» **What you have to do**: Copy exactly, and only, the lines starting at the line with "Generate a Python" and ending at the line with "src = ColumnDataSource(data)". Leave every picture out of the copy.

» **Record set**:
-- START --
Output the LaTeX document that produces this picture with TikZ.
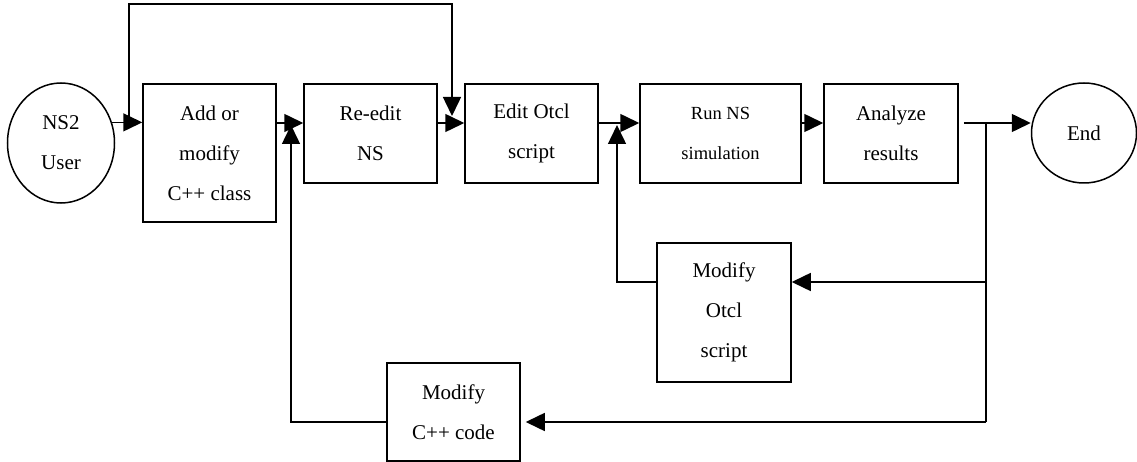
-- END --
-- START --
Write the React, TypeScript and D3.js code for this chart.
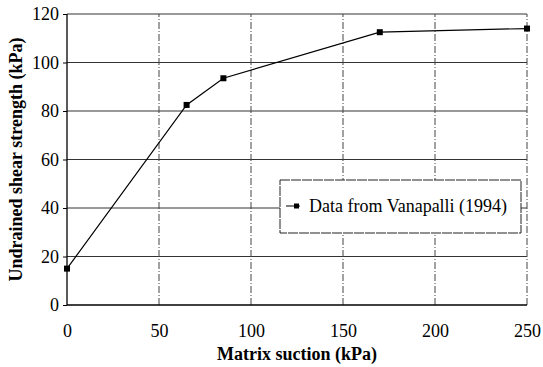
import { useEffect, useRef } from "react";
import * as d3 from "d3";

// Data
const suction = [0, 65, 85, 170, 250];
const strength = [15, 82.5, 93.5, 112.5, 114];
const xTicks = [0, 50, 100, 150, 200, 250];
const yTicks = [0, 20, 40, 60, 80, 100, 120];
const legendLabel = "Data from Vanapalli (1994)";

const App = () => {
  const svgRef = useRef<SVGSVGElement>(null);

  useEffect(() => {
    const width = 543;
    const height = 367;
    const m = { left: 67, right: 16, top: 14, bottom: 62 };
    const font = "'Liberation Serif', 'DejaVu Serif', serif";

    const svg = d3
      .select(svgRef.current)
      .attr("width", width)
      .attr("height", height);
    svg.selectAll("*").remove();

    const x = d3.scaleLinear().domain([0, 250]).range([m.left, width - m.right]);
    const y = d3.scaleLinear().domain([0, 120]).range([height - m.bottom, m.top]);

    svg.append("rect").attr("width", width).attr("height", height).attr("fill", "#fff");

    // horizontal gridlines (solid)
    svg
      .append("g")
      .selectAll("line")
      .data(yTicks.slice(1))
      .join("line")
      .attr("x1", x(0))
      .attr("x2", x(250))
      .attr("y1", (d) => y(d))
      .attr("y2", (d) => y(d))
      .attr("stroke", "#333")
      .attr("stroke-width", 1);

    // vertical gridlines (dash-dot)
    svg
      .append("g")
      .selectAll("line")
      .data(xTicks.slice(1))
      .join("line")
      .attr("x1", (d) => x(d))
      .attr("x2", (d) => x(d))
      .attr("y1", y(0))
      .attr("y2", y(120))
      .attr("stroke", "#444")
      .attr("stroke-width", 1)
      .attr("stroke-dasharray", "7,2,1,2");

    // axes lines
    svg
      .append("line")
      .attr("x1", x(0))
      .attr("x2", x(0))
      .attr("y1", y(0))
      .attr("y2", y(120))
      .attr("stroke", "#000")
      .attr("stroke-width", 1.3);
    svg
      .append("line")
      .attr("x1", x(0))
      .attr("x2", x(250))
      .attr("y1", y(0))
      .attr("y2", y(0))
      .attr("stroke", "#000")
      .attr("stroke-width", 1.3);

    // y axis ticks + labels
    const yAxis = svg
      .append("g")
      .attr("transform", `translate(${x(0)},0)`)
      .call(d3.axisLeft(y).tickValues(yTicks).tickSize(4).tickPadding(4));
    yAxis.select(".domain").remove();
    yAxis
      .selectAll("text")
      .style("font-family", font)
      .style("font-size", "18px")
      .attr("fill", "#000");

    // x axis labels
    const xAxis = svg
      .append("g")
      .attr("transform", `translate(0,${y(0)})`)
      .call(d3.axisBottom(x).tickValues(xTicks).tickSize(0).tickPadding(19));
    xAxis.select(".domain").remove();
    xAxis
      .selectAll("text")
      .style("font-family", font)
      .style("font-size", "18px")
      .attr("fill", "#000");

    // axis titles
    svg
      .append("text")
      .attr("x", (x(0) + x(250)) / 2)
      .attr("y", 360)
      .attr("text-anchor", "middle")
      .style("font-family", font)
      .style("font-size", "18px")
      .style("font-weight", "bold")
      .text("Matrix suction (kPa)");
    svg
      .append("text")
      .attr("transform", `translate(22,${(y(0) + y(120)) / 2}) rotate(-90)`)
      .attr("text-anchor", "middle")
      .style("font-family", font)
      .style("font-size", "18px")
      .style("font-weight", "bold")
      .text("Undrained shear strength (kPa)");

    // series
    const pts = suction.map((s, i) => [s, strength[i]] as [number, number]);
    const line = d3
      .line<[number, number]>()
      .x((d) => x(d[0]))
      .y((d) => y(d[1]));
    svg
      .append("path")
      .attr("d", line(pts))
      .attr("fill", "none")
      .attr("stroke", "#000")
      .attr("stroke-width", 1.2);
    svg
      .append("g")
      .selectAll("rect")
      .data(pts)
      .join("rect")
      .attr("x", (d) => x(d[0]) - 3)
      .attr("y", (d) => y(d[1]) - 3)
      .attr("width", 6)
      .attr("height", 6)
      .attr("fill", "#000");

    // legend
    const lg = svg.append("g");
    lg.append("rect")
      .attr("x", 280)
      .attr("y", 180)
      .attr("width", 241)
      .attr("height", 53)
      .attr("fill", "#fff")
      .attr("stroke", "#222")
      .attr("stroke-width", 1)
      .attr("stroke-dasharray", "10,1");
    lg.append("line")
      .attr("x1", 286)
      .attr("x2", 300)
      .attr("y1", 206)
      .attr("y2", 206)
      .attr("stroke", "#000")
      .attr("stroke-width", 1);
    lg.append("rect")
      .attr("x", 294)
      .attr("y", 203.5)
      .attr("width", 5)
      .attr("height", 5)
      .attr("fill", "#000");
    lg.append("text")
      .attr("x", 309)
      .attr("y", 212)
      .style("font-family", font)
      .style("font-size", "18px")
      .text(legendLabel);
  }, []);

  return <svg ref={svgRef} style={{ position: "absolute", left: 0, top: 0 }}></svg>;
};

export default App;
-- END --
-- START --
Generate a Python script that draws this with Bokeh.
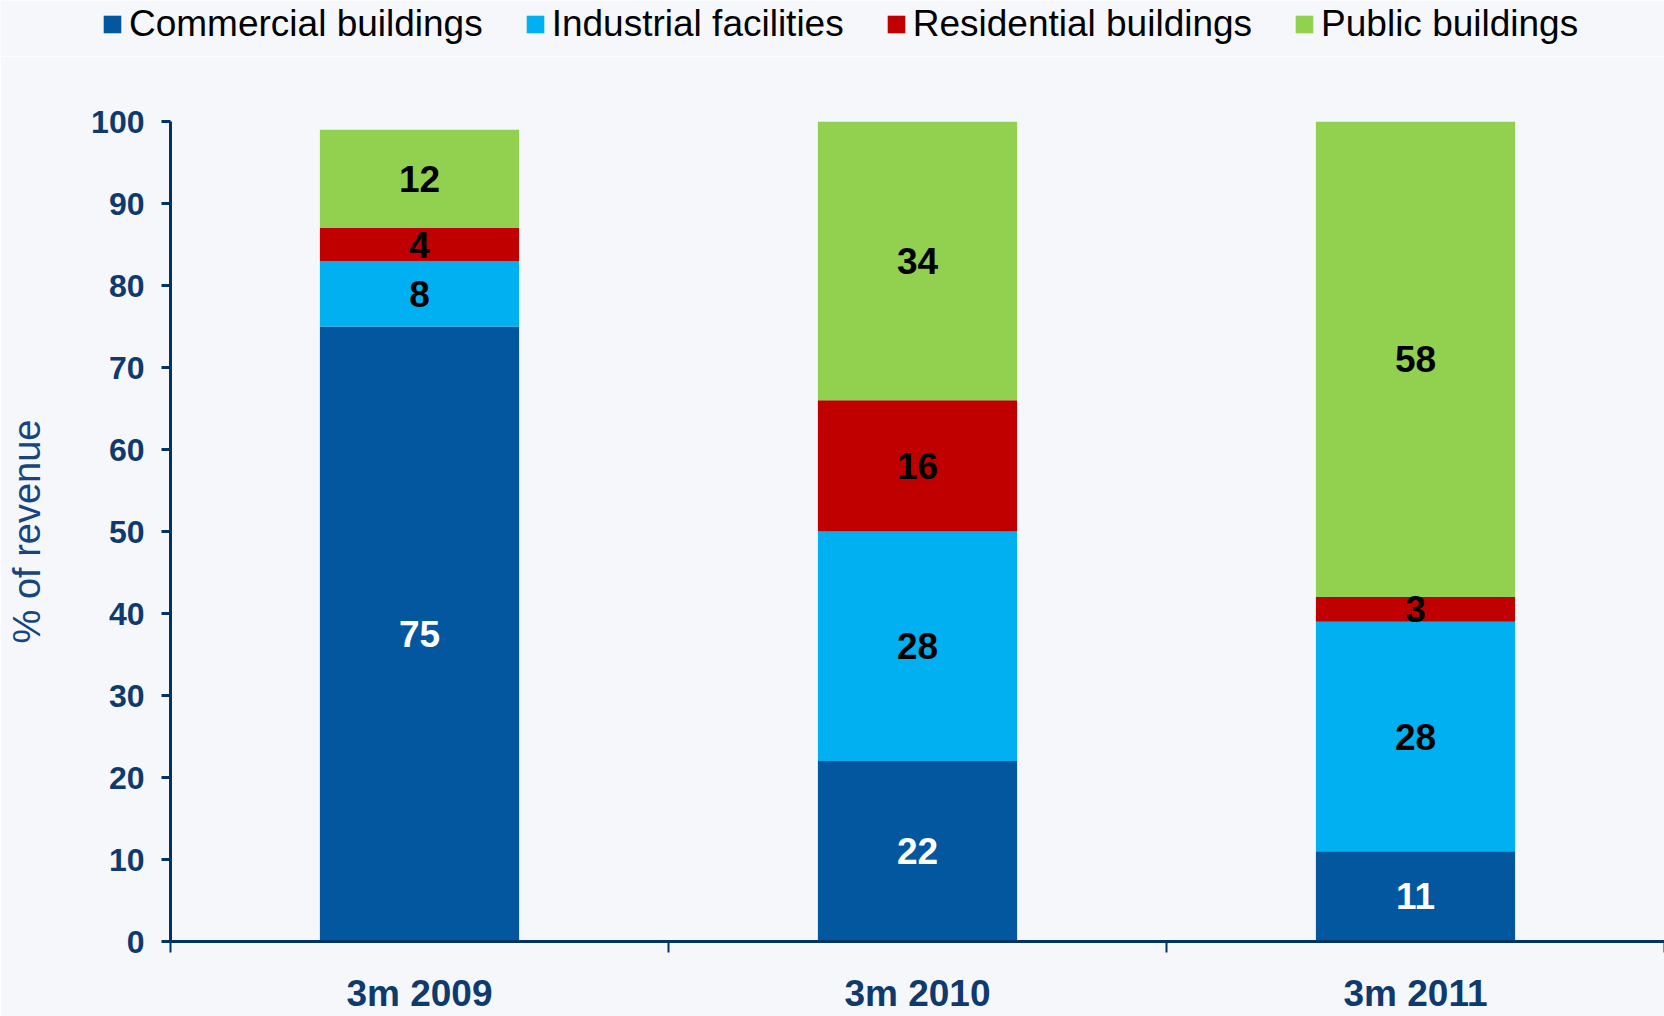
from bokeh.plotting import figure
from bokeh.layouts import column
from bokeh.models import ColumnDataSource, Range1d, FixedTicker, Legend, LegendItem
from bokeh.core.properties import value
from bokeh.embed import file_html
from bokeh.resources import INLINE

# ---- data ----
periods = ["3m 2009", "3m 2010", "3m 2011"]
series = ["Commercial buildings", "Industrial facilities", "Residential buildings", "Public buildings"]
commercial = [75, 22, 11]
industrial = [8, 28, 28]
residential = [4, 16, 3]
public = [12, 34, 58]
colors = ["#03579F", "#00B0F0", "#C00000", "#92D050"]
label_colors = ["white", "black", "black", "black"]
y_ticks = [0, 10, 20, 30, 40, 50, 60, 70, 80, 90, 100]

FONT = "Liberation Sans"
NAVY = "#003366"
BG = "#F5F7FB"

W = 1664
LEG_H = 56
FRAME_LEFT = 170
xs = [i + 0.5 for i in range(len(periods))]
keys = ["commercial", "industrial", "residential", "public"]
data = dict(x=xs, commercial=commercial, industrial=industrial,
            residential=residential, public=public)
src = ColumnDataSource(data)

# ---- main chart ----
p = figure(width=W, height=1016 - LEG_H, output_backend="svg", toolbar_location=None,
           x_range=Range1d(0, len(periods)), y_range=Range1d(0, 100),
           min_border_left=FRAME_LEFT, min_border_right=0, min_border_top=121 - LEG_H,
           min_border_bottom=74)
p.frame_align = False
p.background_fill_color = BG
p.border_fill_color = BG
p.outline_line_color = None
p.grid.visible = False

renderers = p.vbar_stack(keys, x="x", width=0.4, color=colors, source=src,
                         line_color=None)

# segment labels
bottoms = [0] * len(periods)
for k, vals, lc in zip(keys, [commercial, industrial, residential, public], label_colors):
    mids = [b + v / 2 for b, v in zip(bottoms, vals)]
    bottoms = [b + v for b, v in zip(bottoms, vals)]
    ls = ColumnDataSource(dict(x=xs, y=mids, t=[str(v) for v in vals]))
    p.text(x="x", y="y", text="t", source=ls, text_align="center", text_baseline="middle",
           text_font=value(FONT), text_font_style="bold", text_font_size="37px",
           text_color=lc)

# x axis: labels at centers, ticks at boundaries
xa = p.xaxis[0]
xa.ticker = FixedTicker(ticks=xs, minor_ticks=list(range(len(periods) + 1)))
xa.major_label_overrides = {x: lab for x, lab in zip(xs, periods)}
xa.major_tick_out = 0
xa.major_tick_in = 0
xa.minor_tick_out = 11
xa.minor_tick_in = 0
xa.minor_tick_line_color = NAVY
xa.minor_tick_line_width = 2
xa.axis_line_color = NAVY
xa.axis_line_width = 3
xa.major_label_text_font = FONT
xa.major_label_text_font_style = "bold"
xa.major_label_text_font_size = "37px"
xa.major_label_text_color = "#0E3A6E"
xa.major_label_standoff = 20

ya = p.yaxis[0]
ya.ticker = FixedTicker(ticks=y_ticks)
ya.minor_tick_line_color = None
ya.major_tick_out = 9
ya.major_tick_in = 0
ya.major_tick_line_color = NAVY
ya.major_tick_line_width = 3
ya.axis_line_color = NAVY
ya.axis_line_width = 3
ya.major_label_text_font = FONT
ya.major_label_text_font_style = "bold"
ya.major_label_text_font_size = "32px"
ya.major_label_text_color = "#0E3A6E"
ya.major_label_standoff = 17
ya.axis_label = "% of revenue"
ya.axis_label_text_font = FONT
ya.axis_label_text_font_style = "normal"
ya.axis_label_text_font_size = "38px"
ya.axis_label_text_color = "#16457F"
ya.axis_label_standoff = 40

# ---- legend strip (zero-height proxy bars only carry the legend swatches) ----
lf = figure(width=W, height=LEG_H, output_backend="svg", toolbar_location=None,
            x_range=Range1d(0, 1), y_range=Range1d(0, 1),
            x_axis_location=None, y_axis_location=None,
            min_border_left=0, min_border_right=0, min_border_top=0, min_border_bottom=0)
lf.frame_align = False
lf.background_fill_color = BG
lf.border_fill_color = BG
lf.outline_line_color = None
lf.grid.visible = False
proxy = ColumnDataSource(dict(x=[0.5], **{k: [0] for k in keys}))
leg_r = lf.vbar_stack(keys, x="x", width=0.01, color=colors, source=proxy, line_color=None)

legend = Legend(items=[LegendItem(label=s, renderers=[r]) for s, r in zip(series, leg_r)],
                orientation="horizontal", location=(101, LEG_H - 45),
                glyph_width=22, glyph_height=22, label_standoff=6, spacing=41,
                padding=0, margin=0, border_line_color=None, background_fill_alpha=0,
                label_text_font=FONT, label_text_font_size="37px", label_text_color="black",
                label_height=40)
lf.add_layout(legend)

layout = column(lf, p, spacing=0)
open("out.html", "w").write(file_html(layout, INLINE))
-- END --
» **Exercise response**:
Generate a Python script that draws this with Bokeh.
from bokeh.plotting import figure
from bokeh.layouts import column
from bokeh.models import ColumnDataSource, Range1d, FixedTicker, Legend, LegendItem
from bokeh.core.properties import value
from bokeh.embed import file_html
from bokeh.resources import INLINE

# ---- data ----
periods = ["3m 2009", "3m 2010", "3m 2011"]
series = ["Commercial buildings", "Industrial facilities", "Residential buildings", "Public buildings"]
commercial = [75, 22, 11]
industrial = [8, 28, 28]
residential = [4, 16, 3]
public = [12, 34, 58]
colors = ["#03579F", "#00B0F0", "#C00000", "#92D050"]
label_colors = ["white", "black", "black", "black"]
y_ticks = [0, 10, 20, 30, 40, 50, 60, 70, 80, 90, 100]

FONT = "Liberation Sans"
NAVY = "#003366"
BG = "#F5F7FB"

W = 1664
LEG_H = 56
FRAME_LEFT = 170
xs = [i + 0.5 for i in range(len(periods))]
keys = ["commercial", "industrial", "residential", "public"]
data = dict(x=xs, commercial=commercial, industrial=industrial,
            residential=residential, public=public)
src = ColumnDataSource(data)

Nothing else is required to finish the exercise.